Concordia does it write in several contests
The prize Sherry Simon won at the Quebec Writer’s Federation gala on Nov. 22 was named for Mavis Gallant, who was recently awarded the Prix Athanase-David. Gallant, now 84, has lived in Paris for many years. She was the first English-speaking Montreal writer to receive Quebec’s highest literary honour.
Rawi Hage, who won two QWF awards that night for his novel, De Niro’s Game, is an alumnus of the Photography program at Concordia.
Born in Beirut, he spent nine years in Lebanon during its civil war, and based his novel on the friendship of two young men during that conflict. His awards were the McAuslan First Book Prize and the Paragraphe Hugh MacLennan Prize for Fiction.
Jon Paul Fiorentino, a finalist for the A.M. Klein Prize for Poetry for The Theory of the Loser Class, delivered a moving eulogy to the late Rob Allen, longtime teacher of writing in the English Department, at the QWF awards night.
Peter Behrens, who won the 2006 Governor-General’s Literary Award in the fiction category, is another alumnus.

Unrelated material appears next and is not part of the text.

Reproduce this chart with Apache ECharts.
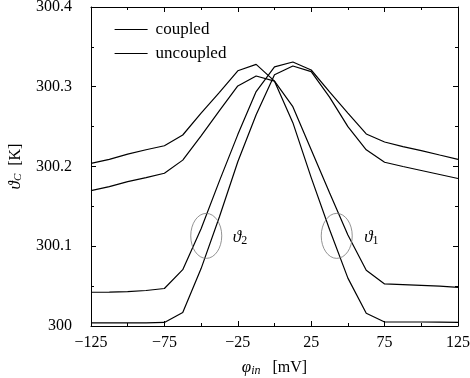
<!DOCTYPE html>
<html>
<head>
<meta charset="utf-8">
<script src="https://cdn.jsdelivr.net/npm/echarts@6/dist/echarts.min.js"></script>
<style>html,body{margin:0;padding:0;background:#fff}#c{width:470px;height:378px}</style>
</head>
<body>
<div id="c"></div>
<script>
// ---- data ----
const xValues = [-125,-112.5,-100,-87.5,-75,-62.5,-50,-37.5,-25,-12.5,0,12.5,25,37.5,50,62.5,75,87.5,100,112.5,125];
const theta1Coupled   = [300.204,300.209,300.2155,300.221,300.226,300.2395,300.267,300.293,300.320,300.328,300.307,300.275,300.221,300.167,300.114,300.070,300.0527,300.052,300.051,300.050,300.0485];
const theta1Uncoupled = [300.1697,300.1747,300.181,300.186,300.1915,300.208,300.2385,300.270,300.301,300.3135,300.307,300.255,300.186,300.121,300.060,300.016,300.005,300.005,300.005,300.0048,300.0046];
const theta2Coupled   = [300.0423,300.0425,300.043,300.0445,300.047,300.0706,300.122,300.182,300.240,300.294,300.325,300.331,300.321,300.2935,300.267,300.2408,300.2307,300.225,300.220,300.2144,300.209];
const theta2Uncoupled = [300.004,300.004,300.004,300.004,300.0045,300.017,300.072,300.137,300.206,300.265,300.315,300.326,300.319,300.287,300.250,300.221,300.2053,300.200,300.195,300.190,300.185];
const xMajorTicks = [-125,-75,-25,25,75,125];
const xMinorTicks = [-100,-50,0,50,100];
const legendNames = ['coupled','uncoupled'];
const ellipseCenters = [[-46.5,300.113],[42.4,300.113]];
const ellipseLabels = [{x:-23.5,y:300.111,sub:'2'},{x:66,y:300.111,sub:'1'}];

const FONT = '"Liberation Serif","DejaVu Serif",serif';
const chart = echarts.init(document.getElementById('c'), null, {renderer:'canvas'});

function pairs(v){ return xValues.map((x,i)=>[x,v[i]]); }
function fmtX(v){ return String(v).replace('-', '\u2212'); }

function mkSeries(name, vals){
  return {type:'line', name:name, data:pairs(vals), symbol:'none', showSymbol:false, xAxisIndex:0, yAxisIndex:0,
    lineStyle:{color:'#000', width:1.2}, itemStyle:{color:'#000'}, color:'#000', animation:false};
}

const baseX = {type:'value', min:-125, max:125, interval:25, splitLine:{show:false}};
const xAxes = [
  Object.assign({}, baseX, {position:'bottom',
    axisLine:{show:true, onZero:false, lineStyle:{color:'#000', width:1}},
    axisTick:{show:true, inside:true, length:5, customValues:xMajorTicks, lineStyle:{color:'#000'}},
    axisLabel:{show:true, customValues:xMajorTicks, formatter:fmtX, color:'#000', fontFamily:FONT, fontSize:16, margin:9},
    name:'{p|\u03C6}{s|in}   [mV]', nameLocation:'middle', nameGap:33,
    nameTextStyle:{color:'#000', fontFamily:FONT, fontSize:16, rich:{
      p:{fontFamily:FONT, fontStyle:'italic', fontSize:17, color:'#000'},
      s:{fontFamily:FONT, fontStyle:'italic', fontSize:12, color:'#000', padding:[6,0,0,0]}
    }}}),
  Object.assign({}, baseX, {position:'bottom', axisLine:{show:false, onZero:false},
    axisTick:{show:true, inside:true, length:3, customValues:xMinorTicks, lineStyle:{color:'#000'}},
    axisLabel:{show:false}}),
  Object.assign({}, baseX, {position:'top', axisLine:{show:true, onZero:false, lineStyle:{color:'#000'}},
    axisTick:{show:true, inside:true, length:5, customValues:xMajorTicks, lineStyle:{color:'#000'}},
    axisLabel:{show:false}}),
  Object.assign({}, baseX, {position:'top', axisLine:{show:false, onZero:false},
    axisTick:{show:true, inside:true, length:3, customValues:xMinorTicks, lineStyle:{color:'#000'}},
    axisLabel:{show:false}})
];

const baseY = {type:'value', min:300, max:300.4, interval:0.1, splitLine:{show:false},
  minorTick:{show:true, splitNumber:2, length:3, lineStyle:{color:'#000'}}, minorSplitLine:{show:false}};
const yAxes = [
  Object.assign({}, baseY, {position:'left',
    axisLine:{show:true, onZero:false, lineStyle:{color:'#000'}},
    axisTick:{show:true, inside:true, length:5, lineStyle:{color:'#000'}},
    axisLabel:{show:true, color:'#000', fontFamily:FONT, fontSize:16, margin:19,
      formatter:v=>{ const r=Math.round((v-300)*10)/10; return r===0?'300':(300+r).toFixed(1); }},
    name:'{v|\u03D1}{s|C}  [K]', nameLocation:'middle', nameRotate:90, nameGap:67,
    nameTextStyle:{color:'#000', fontFamily:FONT, fontSize:16, rich:{
      v:{fontFamily:FONT, fontStyle:'italic', fontSize:17, color:'#000'},
      s:{fontFamily:FONT, fontStyle:'italic', fontSize:11, color:'#000', padding:[6,0,0,0]}
    }}}),
  Object.assign({}, baseY, {position:'right',
    axisLine:{show:true, onZero:false, lineStyle:{color:'#000'}},
    axisTick:{show:true, inside:true, length:5, lineStyle:{color:'#000'}},
    axisLabel:{show:false}})
];

chart.setOption({
  animation:false,
  backgroundColor:'#fff',
  grid:{left:91, right:12, top:7, bottom:52, containLabel:false, outerBoundsMode:'none'},
  xAxis:xAxes,
  yAxis:yAxes,
  legend:{show:true, data:legendNames, orient:'vertical', left:114, top:21, padding:0,
    itemWidth:33, itemHeight:14, itemGap:7,
    itemStyle:{opacity:0},
    lineStyle:{color:'#000', width:1.2, opacity:1},
    textStyle:{color:'#000', fontFamily:FONT, fontSize:17, padding:[0,0,0,3]}},
  series:[
    mkSeries('coupled', theta1Coupled),
    mkSeries('uncoupled', theta1Uncoupled),
    mkSeries('coupled', theta2Coupled),
    mkSeries('uncoupled', theta2Uncoupled)
  ]
});

// annotations placed through the axes' scales
const g = [];
ellipseCenters.forEach(c=>{
  const p = chart.convertToPixel({xAxisIndex:0, yAxisIndex:0}, c);
  g.push({type:'ellipse', shape:{cx:p[0], cy:p[1], rx:15.5, ry:22.5},
    style:{fill:'none', stroke:'#777', lineWidth:0.8}, silent:true, z:50});
});
ellipseLabels.forEach(l=>{
  const p = chart.convertToPixel({xAxisIndex:0, yAxisIndex:0}, [l.x, l.y]);
  g.push({type:'text', x:p[0], y:p[1], silent:true, z:50,
    style:{text:'{v|\u03D1}{s|'+l.sub+'}', align:'center', verticalAlign:'middle',
      rich:{v:{fontFamily:FONT, fontStyle:'italic', fontSize:17, fill:'#000'},
            s:{fontFamily:FONT, fontSize:12, fill:'#000', padding:[6,0,0,0]}}}});
});
chart.setOption({graphic:g});
</script>
</body>
</html>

He graduated with a degree in history in 1976, and Terry Byrnes (English) says he was permitted to attend the graduate seminar in creative writing in 1976 despite his undergraduate status. He went on to a career as a writer, including short stories, essays and screenplays, and now lives in Maine. His prizewinning novel, The Law of Dreams, is a re-imagining of the Irish famine of the mid-19th century.
Hugh Hazelton, who teaches Spanish, won the GG in the translation category.